Written instruction: All of the material below is to be retyped exactly.
== Supplied information ==
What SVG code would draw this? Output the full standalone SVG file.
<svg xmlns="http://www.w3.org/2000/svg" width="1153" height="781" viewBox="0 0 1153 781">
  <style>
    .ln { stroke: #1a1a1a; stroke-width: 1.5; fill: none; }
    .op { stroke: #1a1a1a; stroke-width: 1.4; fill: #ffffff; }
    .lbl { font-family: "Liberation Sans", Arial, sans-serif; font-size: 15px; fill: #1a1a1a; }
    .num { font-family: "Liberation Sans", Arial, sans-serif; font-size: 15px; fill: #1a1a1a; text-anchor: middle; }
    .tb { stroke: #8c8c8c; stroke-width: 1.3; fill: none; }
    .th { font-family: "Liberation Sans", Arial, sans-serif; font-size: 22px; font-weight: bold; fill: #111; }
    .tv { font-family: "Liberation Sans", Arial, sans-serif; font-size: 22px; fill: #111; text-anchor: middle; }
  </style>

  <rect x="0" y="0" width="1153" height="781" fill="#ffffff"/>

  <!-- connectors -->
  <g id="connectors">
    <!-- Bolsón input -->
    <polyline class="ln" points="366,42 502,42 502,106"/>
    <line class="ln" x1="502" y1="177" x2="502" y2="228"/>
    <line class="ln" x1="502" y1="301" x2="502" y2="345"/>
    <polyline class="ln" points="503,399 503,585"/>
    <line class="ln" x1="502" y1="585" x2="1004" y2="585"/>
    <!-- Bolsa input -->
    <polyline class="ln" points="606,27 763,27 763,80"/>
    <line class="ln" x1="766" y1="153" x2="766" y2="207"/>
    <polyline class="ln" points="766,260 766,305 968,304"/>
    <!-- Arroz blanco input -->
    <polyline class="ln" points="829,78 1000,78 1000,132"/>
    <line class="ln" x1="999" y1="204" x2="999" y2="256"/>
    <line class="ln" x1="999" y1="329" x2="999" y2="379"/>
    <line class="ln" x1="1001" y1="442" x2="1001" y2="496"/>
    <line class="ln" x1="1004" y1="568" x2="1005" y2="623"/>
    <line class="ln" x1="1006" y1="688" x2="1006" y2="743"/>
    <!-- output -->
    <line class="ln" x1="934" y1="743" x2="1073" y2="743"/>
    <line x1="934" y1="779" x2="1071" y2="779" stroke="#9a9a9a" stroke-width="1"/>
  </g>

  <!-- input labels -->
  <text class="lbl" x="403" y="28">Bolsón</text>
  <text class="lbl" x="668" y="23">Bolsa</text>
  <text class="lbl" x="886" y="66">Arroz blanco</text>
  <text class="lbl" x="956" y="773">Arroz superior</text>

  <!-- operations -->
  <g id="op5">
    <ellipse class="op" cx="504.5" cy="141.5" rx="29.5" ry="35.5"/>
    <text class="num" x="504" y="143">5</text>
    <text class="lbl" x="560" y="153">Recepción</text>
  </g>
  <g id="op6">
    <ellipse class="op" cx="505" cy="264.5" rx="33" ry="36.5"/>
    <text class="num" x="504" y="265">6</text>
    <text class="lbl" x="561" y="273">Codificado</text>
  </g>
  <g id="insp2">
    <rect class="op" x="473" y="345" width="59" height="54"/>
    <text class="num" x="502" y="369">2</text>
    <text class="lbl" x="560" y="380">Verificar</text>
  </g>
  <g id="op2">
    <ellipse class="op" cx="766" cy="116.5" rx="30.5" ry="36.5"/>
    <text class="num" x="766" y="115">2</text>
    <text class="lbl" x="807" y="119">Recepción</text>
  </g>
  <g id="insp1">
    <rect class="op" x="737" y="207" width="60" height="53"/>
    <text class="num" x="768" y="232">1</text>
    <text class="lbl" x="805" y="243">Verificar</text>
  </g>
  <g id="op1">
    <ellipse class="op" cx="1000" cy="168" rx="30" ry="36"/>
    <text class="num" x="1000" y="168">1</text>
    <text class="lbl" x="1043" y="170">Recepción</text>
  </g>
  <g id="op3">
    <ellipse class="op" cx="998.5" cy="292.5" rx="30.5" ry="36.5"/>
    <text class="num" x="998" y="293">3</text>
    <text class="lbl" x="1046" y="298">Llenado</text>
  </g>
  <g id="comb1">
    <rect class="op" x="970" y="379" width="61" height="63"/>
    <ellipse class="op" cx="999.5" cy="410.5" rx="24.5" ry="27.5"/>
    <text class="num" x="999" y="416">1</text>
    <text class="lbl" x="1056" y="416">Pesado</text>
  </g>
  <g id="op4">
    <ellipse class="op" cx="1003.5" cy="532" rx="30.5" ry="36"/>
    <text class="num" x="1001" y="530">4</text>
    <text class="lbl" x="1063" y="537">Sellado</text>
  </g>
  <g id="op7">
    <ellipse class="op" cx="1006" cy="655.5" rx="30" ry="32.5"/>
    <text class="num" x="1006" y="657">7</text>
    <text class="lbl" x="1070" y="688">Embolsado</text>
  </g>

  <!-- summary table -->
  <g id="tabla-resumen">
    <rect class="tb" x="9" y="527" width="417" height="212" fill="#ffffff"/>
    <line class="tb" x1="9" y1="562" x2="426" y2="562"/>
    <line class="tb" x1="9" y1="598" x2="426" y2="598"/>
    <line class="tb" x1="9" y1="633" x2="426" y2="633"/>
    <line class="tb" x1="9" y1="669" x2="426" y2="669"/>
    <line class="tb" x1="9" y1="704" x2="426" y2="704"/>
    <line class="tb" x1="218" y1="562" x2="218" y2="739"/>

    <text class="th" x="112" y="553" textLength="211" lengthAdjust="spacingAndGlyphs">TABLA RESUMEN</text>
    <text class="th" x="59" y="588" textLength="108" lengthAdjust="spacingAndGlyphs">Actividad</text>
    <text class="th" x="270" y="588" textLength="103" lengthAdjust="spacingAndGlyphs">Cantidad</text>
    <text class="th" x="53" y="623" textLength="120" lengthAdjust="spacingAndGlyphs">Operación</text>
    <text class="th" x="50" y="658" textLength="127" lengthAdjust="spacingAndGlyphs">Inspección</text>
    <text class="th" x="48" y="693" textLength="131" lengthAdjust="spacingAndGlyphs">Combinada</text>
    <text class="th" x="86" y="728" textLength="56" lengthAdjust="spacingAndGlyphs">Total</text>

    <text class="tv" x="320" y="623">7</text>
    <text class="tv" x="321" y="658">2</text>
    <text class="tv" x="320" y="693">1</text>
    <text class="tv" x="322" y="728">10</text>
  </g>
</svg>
===
Right answer:
What SVG code would draw this? Output the full standalone SVG file.
<svg xmlns="http://www.w3.org/2000/svg" width="1153" height="781" viewBox="0 0 1153 781">
  <style>
    .ln { stroke: #1a1a1a; stroke-width: 1.5; fill: none; }
    .op { stroke: #1a1a1a; stroke-width: 1.4; fill: #ffffff; }
    .lbl { font-family: "Liberation Sans", Arial, sans-serif; font-size: 15px; fill: #1a1a1a; }
    .num { font-family: "Liberation Sans", Arial, sans-serif; font-size: 15px; fill: #1a1a1a; text-anchor: middle; }
    .tb { stroke: #8c8c8c; stroke-width: 1.3; fill: none; }
    .th { font-family: "Liberation Sans", Arial, sans-serif; font-size: 22px; font-weight: bold; fill: #111; }
    .tv { font-family: "Liberation Sans", Arial, sans-serif; font-size: 22px; fill: #111; text-anchor: middle; }
  </style>

  <rect x="0" y="0" width="1153" height="781" fill="#ffffff"/>

  <!-- connectors -->
  <g id="connectors">
    <!-- Bolsón input -->
    <polyline class="ln" points="366,42 502,42 502,106"/>
    <line class="ln" x1="502" y1="177" x2="502" y2="228"/>
    <line class="ln" x1="502" y1="301" x2="502" y2="345"/>
    <polyline class="ln" points="503,399 503,585"/>
    <line class="ln" x1="502" y1="585" x2="1004" y2="585"/>
    <!-- Bolsa input -->
    <polyline class="ln" points="606,27 763,27 763,80"/>
    <line class="ln" x1="766" y1="153" x2="766" y2="207"/>
    <polyline class="ln" points="766,260 766,305 968,304"/>
    <!-- Arroz blanco input -->
    <polyline class="ln" points="829,78 1000,78 1000,132"/>
    <line class="ln" x1="999" y1="204" x2="999" y2="256"/>
    <line class="ln" x1="999" y1="329" x2="999" y2="379"/>
    <line class="ln" x1="1001" y1="442" x2="1001" y2="496"/>
    <line class="ln" x1="1004" y1="568" x2="1005" y2="623"/>
    <line class="ln" x1="1006" y1="688" x2="1006" y2="743"/>
    <!-- output -->
    <line class="ln" x1="934" y1="743" x2="1073" y2="743"/>
    <line x1="934" y1="779" x2="1071" y2="779" stroke="#9a9a9a" stroke-width="1"/>
  </g>

  <!-- input labels -->
  <text class="lbl" x="403" y="28">Bolsón</text>
  <text class="lbl" x="668" y="23">Bolsa</text>
  <text class="lbl" x="886" y="66">Arroz blanco</text>
  <text class="lbl" x="956" y="773">Arroz superior</text>

  <!-- operations -->
  <g id="op5">
    <ellipse class="op" cx="504.5" cy="141.5" rx="29.5" ry="35.5"/>
    <text class="num" x="504" y="143">5</text>
    <text class="lbl" x="560" y="153">Recepción</text>
  </g>
  <g id="op6">
    <ellipse class="op" cx="505" cy="264.5" rx="33" ry="36.5"/>
    <text class="num" x="504" y="265">6</text>
    <text class="lbl" x="561" y="273">Codificado</text>
  </g>
  <g id="insp2">
    <rect class="op" x="473" y="345" width="59" height="54"/>
    <text class="num" x="502" y="369">2</text>
    <text class="lbl" x="560" y="380">Verificar</text>
  </g>
  <g id="op2">
    <ellipse class="op" cx="766" cy="116.5" rx="30.5" ry="36.5"/>
    <text class="num" x="766" y="115">2</text>
    <text class="lbl" x="807" y="119">Recepción</text>
  </g>
  <g id="insp1">
    <rect class="op" x="737" y="207" width="60" height="53"/>
    <text class="num" x="768" y="232">1</text>
    <text class="lbl" x="805" y="243">Verificar</text>
  </g>
  <g id="op1">
    <ellipse class="op" cx="1000" cy="168" rx="30" ry="36"/>
    <text class="num" x="1000" y="168">1</text>
    <text class="lbl" x="1043" y="170">Recepción</text>
  </g>
  <g id="op3">
    <ellipse class="op" cx="998.5" cy="292.5" rx="30.5" ry="36.5"/>
    <text class="num" x="998" y="293">3</text>
    <text class="lbl" x="1046" y="298">Llenado</text>
  </g>
  <g id="comb1">
    <rect class="op" x="970" y="379" width="61" height="63"/>
    <ellipse class="op" cx="999.5" cy="410.5" rx="24.5" ry="27.5"/>
    <text class="num" x="999" y="416">1</text>
    <text class="lbl" x="1056" y="416">Pesado</text>
  </g>
  <g id="op4">
    <ellipse class="op" cx="1003.5" cy="532" rx="30.5" ry="36"/>
    <text class="num" x="1001" y="530">4</text>
    <text class="lbl" x="1063" y="537">Sellado</text>
  </g>
  <g id="op7">
    <ellipse class="op" cx="1006" cy="655.5" rx="30" ry="32.5"/>
    <text class="num" x="1006" y="657">7</text>
    <text class="lbl" x="1070" y="688">Embolsado</text>
  </g>

  <!-- summary table -->
  <g id="tabla-resumen">
    <rect class="tb" x="9" y="527" width="417" height="212" fill="#ffffff"/>
    <line class="tb" x1="9" y1="562" x2="426" y2="562"/>
    <line class="tb" x1="9" y1="598" x2="426" y2="598"/>
    <line class="tb" x1="9" y1="633" x2="426" y2="633"/>
    <line class="tb" x1="9" y1="669" x2="426" y2="669"/>
    <line class="tb" x1="9" y1="704" x2="426" y2="704"/>
    <line class="tb" x1="218" y1="562" x2="218" y2="739"/>

    <text class="th" x="112" y="553" textLength="211" lengthAdjust="spacingAndGlyphs">TABLA RESUMEN</text>
    <text class="th" x="59" y="588" textLength="108" lengthAdjust="spacingAndGlyphs">Actividad</text>
    <text class="th" x="270" y="588" textLength="103" lengthAdjust="spacingAndGlyphs">Cantidad</text>
    <text class="th" x="53" y="623" textLength="120" lengthAdjust="spacingAndGlyphs">Operación</text>
    <text class="th" x="50" y="658" textLength="127" lengthAdjust="spacingAndGlyphs">Inspección</text>
    <text class="th" x="48" y="693" textLength="131" lengthAdjust="spacingAndGlyphs">Combinada</text>
    <text class="th" x="86" y="728" textLength="56" lengthAdjust="spacingAndGlyphs">Total</text>

    <text class="tv" x="320" y="623">7</text>
    <text class="tv" x="321" y="658">2</text>
    <text class="tv" x="320" y="693">1</text>
    <text class="tv" x="322" y="728">10</text>
  </g>
</svg>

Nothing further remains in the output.